= Aim of the exercise =
Reproduce, character for character, the lines below from the first through the one with "const yTickLabels = ['+". Leave pictures out.

= Data lines =
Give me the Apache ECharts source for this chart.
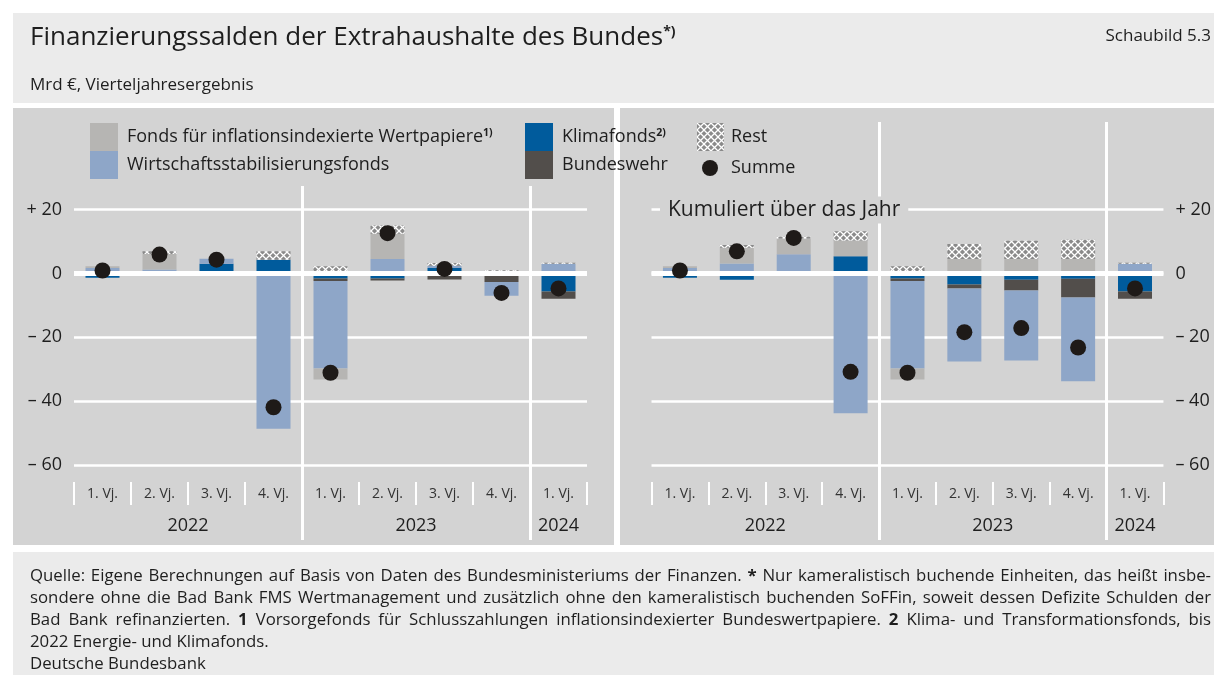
<!DOCTYPE html>
<html>
<head>
<meta charset="utf-8">
<script src="https://cdn.jsdelivr.net/npm/echarts@6/dist/echarts.min.js"></script>
<style>
  html, body { margin: 0; padding: 0; background: #fff; }
  #chart { width: 1214px; height: 675px; }
</style>
</head>
<body>
<div id="chart"></div>
<script>
// ---- Data (Mrd €) ----
const quarters = ['1. Vj.', '2. Vj.', '3. Vj.', '4. Vj.', '1. Vj.', '2. Vj.', '3. Vj.', '4. Vj.', '1. Vj.'];
const years = ['2022', '2023', '2024'];
const yearCenters = [2, 6, 8.5];   // middle of each year on the 0..9 quarter scale
const yearBreaks = [4, 8];         // boundaries between years
const quarterBounds = [0, 1, 2, 3, 4, 5, 6, 7, 8, 9];
const yTicks = [20, 0, -20, -40, -60];
const yTickLabels = ['+ 20', '0', '– 20', '– 40', '– 60'];

// Vierteljahresergebnis
const klimaQ      = [-1.4, -0.7, 3.0, 4.3, -1.6, -1.6, 1.7, 0.4, -5.7];
const bundeswehrQ = [0, 0, 0, 0, -0.8, -0.6, -1.9, -2.7, -2.2];
const wsfQ        = [1.7, 1.2, 1.6, -48.6, -27.4, 4.5, 0.7, -4.3, 3.0];
const fondsQ      = [0.55, 4.9, 0, 0, -3.4, 7.9, 0, 0.2, 0];
const restQ       = [0, 0.85, 0, 2.6, 2.2, 2.6, 0.85, 0.4, 0.3];
const summeQ      = [0.9, 5.9, 4.3, -41.9, -31.1, 12.6, 1.4, -6.1, -4.7];

// Kumuliert über das Jahr
const klimaK      = [-1.4, -2.0, 0.4, 5.4, -1.6, -3.5, -2.0, -1.7, -5.7];
const bundeswehrK = [0, 0, 0, 0, -0.8, -1.25, -3.35, -5.85, -2.2];
const wsfK        = [1.7, 3.1, 5.6, -43.75, -27.4, -22.8, -21.9, -26.2, 3.0];
const fondsK      = [0.55, 4.9, 4.9, 4.9, -3.4, 4.5, 4.5, 4.5, 0];
const restK       = [0, 0.85, 0.6, 2.9, 2.2, 4.7, 5.7, 6.0, 0.3];
const summeK      = [0.9, 6.9, 11.1, -30.8, -31.1, -18.4, -17.1, -23.2, -4.7];

// ---- Names & styling ----
const N_FONDS = 'Fonds für inflationsindexierte Wertpapiere';
const N_WSF = 'Wirtschaftsstabilisierungsfonds';
const N_KLIMA = 'Klimafonds';
const N_BW = 'Bundeswehr';
const N_REST = 'Rest';
const N_SUM = 'Summe';

const FONT = '"Open Sans", "Noto Sans", sans-serif';
const TXT = '#1e1e1e';
const PANEL = '#d3d3d3';
const LIGHT = '#ebebeb';
const C_FONDS = '#b6b5b3';
const C_WSF = '#8ea6c8';
const C_KLIMA = '#005b9c';
const C_BW = '#524e4b';
const C_DOT = '#1e1a18';

function hatchPattern() {
  const c = document.createElement('canvas');
  c.width = 7; c.height = 7;
  const g = c.getContext('2d');
  g.fillStyle = '#8a8a8a';
  g.fillRect(0, 0, 7, 7);
  g.strokeStyle = '#ffffff';
  g.lineWidth = 1.3;
  g.beginPath();
  g.moveTo(0, 0); g.lineTo(7, 7);
  g.moveTo(7, 0); g.lineTo(0, 7);
  g.stroke();
  return { image: c, repeat: 'repeat' };
}
const C_REST = hatchPattern();

// ---- Layout ----
const GRID_TOP = 209.5, GRID_H = 255.6, GRID_W = 513;
const GRID_LEFT = [74, 651.5];
const AXIS_BOTTOM = GRID_TOP + GRID_H;
const SEP_BOTTOM = 540;
const SEP_TOP = [186, 122];
const TICK_OFFSET = 17;

const chart = echarts.init(document.getElementById('chart'));

function yAxis(idx) {
  return {
    type: 'value', gridIndex: idx, min: -60, max: 20, interval: 20,
    position: idx === 0 ? 'left' : 'right',
    axisLine: { show: false }, axisTick: { show: false },
    splitLine: { lineStyle: { color: '#fff', width: 2.5 } },
    axisLabel: {
      margin: 12, fontSize: 18, color: TXT, fontFamily: FONT,
      formatter: v => yTickLabels[yTicks.indexOf(v)]
    }
  };
}

// quarter names under each bar
function quarterAxis(idx) {
  return {
    type: 'category', gridIndex: idx, data: quarters, position: 'bottom',
    offset: TICK_OFFSET,
    axisLine: { show: false },
    axisTick: { show: false },
    axisLabel: { margin: 5, fontSize: 14, color: '#333', fontFamily: FONT, interval: 0 },
    splitLine: { show: false }
  };
}

// short white dividers between the quarter names
function quarterTickAxis(idx) {
  return {
    type: 'value', gridIndex: idx, min: 0, max: quarters.length, position: 'bottom',
    offset: TICK_OFFSET,
    axisLine: { show: false },
    splitLine: { show: false },
    axisLabel: { show: false },
    axisTick: {
      show: true, customValues: quarterBounds, length: 23,
      lineStyle: { color: '#fff', width: 2 }
    }
  };
}

// year names and long year dividers
function yearAxis(idx) {
  return {
    type: 'value', gridIndex: idx, min: 0, max: quarters.length, position: 'bottom',
    offset: SEP_BOTTOM - AXIS_BOTTOM,
    axisLine: { show: false },
    splitLine: { show: false },
    axisTick: {
      show: true, inside: true, customValues: yearBreaks,
      length: SEP_BOTTOM - SEP_TOP[idx],
      lineStyle: { color: '#fff', width: 3 }
    },
    axisLabel: {
      show: true, inside: true, customValues: yearCenters, margin: 5,
      fontSize: 18, color: TXT, fontFamily: FONT,
      formatter: v => years[yearCenters.indexOf(v)]
    }
  };
}

function bars(idx, vals) {
  const spec = [
    [N_KLIMA, vals.klima, C_KLIMA],
    [N_BW, vals.bw, C_BW],
    [N_WSF, vals.wsf, C_WSF],
    [N_FONDS, vals.fonds, C_FONDS],
    [N_REST, vals.rest, C_REST]
  ];
  const list = spec.map(([name, data, color]) => ({
    type: 'bar', name, data,
    xAxisIndex: idx * 3, yAxisIndex: idx,
    stack: 'panel' + idx, barWidth: 34,
    itemStyle: { color },
    emphasis: { disabled: true },
    silent: true
  }));
  // zero line drawn above the bars
  list[list.length - 1].markLine = {
    silent: true, symbol: 'none', z: 5,
    label: { show: false },
    lineStyle: { color: '#fff', width: 5, type: 'solid' },
    data: [{ yAxis: 0 }]
  };
  list.push({
    type: 'scatter', name: N_SUM, data: vals.sum,
    xAxisIndex: idx * 3, yAxisIndex: idx,
    symbol: 'circle', symbolSize: 16, z: 10,
    itemStyle: { color: C_DOT, opacity: 1 },
    emphasis: { disabled: true }, silent: true
  });
  return list;
}

// ---- Footnote with justified lines ----
const footLines = [
  'Quelle: Eigene Berechnungen auf Basis von Daten des Bundesministeriums der Finanzen. §* Nur kameralistisch buchende Einheiten, das heißt insbe-',
  'sondere ohne die Bad Bank FMS Wertmanagement und zusätzlich ohne den kameralistisch buchenden SoFFin, soweit dessen Defizite Schulden der',
  'Bad Bank refinanzierten. §1 Vorsorgefonds für Schlusszahlungen inflationsindexierter Bundeswertpapiere. §2 Klima- und Transformationsfonds, bis',
  '2022 Energie- und Klimafonds.'
];
const FOOT_SIZE = 16.8;
const FOOT_X0 = 30, FOOT_X1 = 1211;
const footY = [576, 598, 620, 642];

function footElements() {
  const ctx = document.createElement('canvas').getContext('2d');
  const els = [];
  footLines.forEach((line, li) => {
    const words = line.split(' ').map(w => {
      const bold = w.startsWith('§');
      const t = bold ? w.slice(1) : w;
      ctx.font = (bold ? 'bold ' : '') + FOOT_SIZE + 'px "Open Sans"';
      return { t, bold, w: ctx.measureText(t).width };
    });
    ctx.font = FOOT_SIZE + 'px "Open Sans"';
    const space = ctx.measureText(' ').width;
    const total = words.reduce((s, w) => s + w.w, 0);
    const justify = li < footLines.length - 1;
    const gap = justify ? (FOOT_X1 - FOOT_X0 - total) / (words.length - 1) : space;
    let x = FOOT_X0;
    words.forEach(w => {
      els.push({
        type: 'text', x, y: footY[li], silent: true,
        style: {
          text: w.t, fontSize: FOOT_SIZE, fontFamily: 'Open Sans',
          fontWeight: w.bold ? 'bold' : 'normal', fill: TXT, verticalAlign: 'middle'
        }
      });
      x += w.w + gap;
    });
  });
  return els;
}

const legendText = {
  fontSize: 18, color: TXT, fontFamily: FONT,
  rich: { sup: { fontSize: 10.5, fontWeight: 'bold', verticalAlign: 'top', color: TXT, fontFamily: FONT } }
};
const legendFmt = n => n === N_FONDS ? n + '{sup|1)}' : (n === N_KLIMA ? n + '{sup|2)}' : n);
function legend(left, top, names, w, h, pad) {
  return {
    left, top, orient: 'vertical', itemGap: 0, padding: 0,
    itemWidth: w, itemHeight: h, selectedMode: false, icon: names[0] === N_SUM ? 'circle' : 'rect',
    data: names, formatter: legendFmt,
    textStyle: Object.assign({ padding: [0, 0, 0, pad] }, legendText)
  };
}

const option = {
  backgroundColor: '#fff',
  animation: false,
  grid: GRID_LEFT.map(l => ({ left: l, top: GRID_TOP, width: GRID_W, height: GRID_H, containLabel: false })),
  xAxis: [quarterAxis(0), yearAxis(0), quarterTickAxis(0), quarterAxis(1), yearAxis(1), quarterTickAxis(1)],
  yAxis: [yAxis(0), yAxis(1)],
  legend: [
    legend(90, 123, [N_FONDS, N_WSF], 28, 28, 4),
    legend(525, 123, [N_KLIMA, N_BW], 28, 28, 4),
    legend(697, 123, [N_REST], 27, 28, 2),
    legend(702, 159, [N_SUM], 16, 16, 8)
  ],
  series: [
    ...bars(0, { klima: klimaQ, bw: bundeswehrQ, wsf: wsfQ, fonds: fondsQ, rest: restQ, sum: summeQ }),
    ...bars(1, { klima: klimaK, bw: bundeswehrK, wsf: wsfK, fonds: fondsK, rest: restK, sum: summeK })
  ],
  graphic: [
    // panels
    { type: 'rect', z: -10, silent: true, shape: { x: 13, y: 13, width: 1201, height: 90 }, style: { fill: LIGHT } },
    { type: 'rect', z: -10, silent: true, shape: { x: 13, y: 108, width: 601, height: 437 }, style: { fill: PANEL } },
    { type: 'rect', z: -10, silent: true, shape: { x: 620, y: 108, width: 594, height: 437 }, style: { fill: PANEL } },
    { type: 'rect', z: -10, silent: true, shape: { x: 13, y: 552, width: 1201, height: 123 }, style: { fill: LIGHT } },
    // header
    {
      type: 'text', x: 30, y: 38, silent: true,
      style: {
        text: 'Finanzierungssalden der Extrahaushalte des Bundes{sup|*)}',
        fontSize: 26, fontFamily: FONT, fill: TXT, verticalAlign: 'middle',
        rich: { sup: { fontSize: 14, fontWeight: 'bold', verticalAlign: 'top', fill: TXT, fontFamily: FONT } }
      }
    },
    { type: 'text', x: 1211, y: 36, silent: true, style: { text: 'Schaubild 5.3', fontSize: 17, fontFamily: FONT, fill: TXT, align: 'right', verticalAlign: 'middle' } },
    { type: 'text', x: 30, y: 85, silent: true, style: { text: 'Mrd €, Vierteljahresergebnis', fontSize: 17, fontFamily: FONT, fill: TXT, verticalAlign: 'middle' } },
    // panel caption
    {
      type: 'text', x: 660, y: 210, z: 100, silent: true,
      style: {
        text: 'Kumuliert über das Jahr', fontSize: 21, fontFamily: FONT, fill: TXT,
        verticalAlign: 'middle', backgroundColor: PANEL, padding: [3, 8, 3, 8]
      }
    },
    // footnote
    ...footElements(),
    { type: 'text', x: 30, y: 664, silent: true, style: { text: 'Deutsche Bundesbank', fontSize: FOOT_SIZE, fontFamily: FONT, fill: TXT, verticalAlign: 'middle' } }
  ]
};

chart.setOption(option);
</script>
</body>
</html>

= Result =
Give me the Apache ECharts source for this chart.
<!DOCTYPE html>
<html>
<head>
<meta charset="utf-8">
<script src="https://cdn.jsdelivr.net/npm/echarts@6/dist/echarts.min.js"></script>
<style>
  html, body { margin: 0; padding: 0; background: #fff; }
  #chart { width: 1214px; height: 675px; }
</style>
</head>
<body>
<div id="chart"></div>
<script>
// ---- Data (Mrd €) ----
const quarters = ['1. Vj.', '2. Vj.', '3. Vj.', '4. Vj.', '1. Vj.', '2. Vj.', '3. Vj.', '4. Vj.', '1. Vj.'];
const years = ['2022', '2023', '2024'];
const yearCenters = [2, 6, 8.5];   // middle of each year on the 0..9 quarter scale
const yearBreaks = [4, 8];         // boundaries between years
const quarterBounds = [0, 1, 2, 3, 4, 5, 6, 7, 8, 9];
const yTicks = [20, 0, -20, -40, -60];
const yTickLabels = ['+ 20', '0', '– 20', '– 40', '– 60'];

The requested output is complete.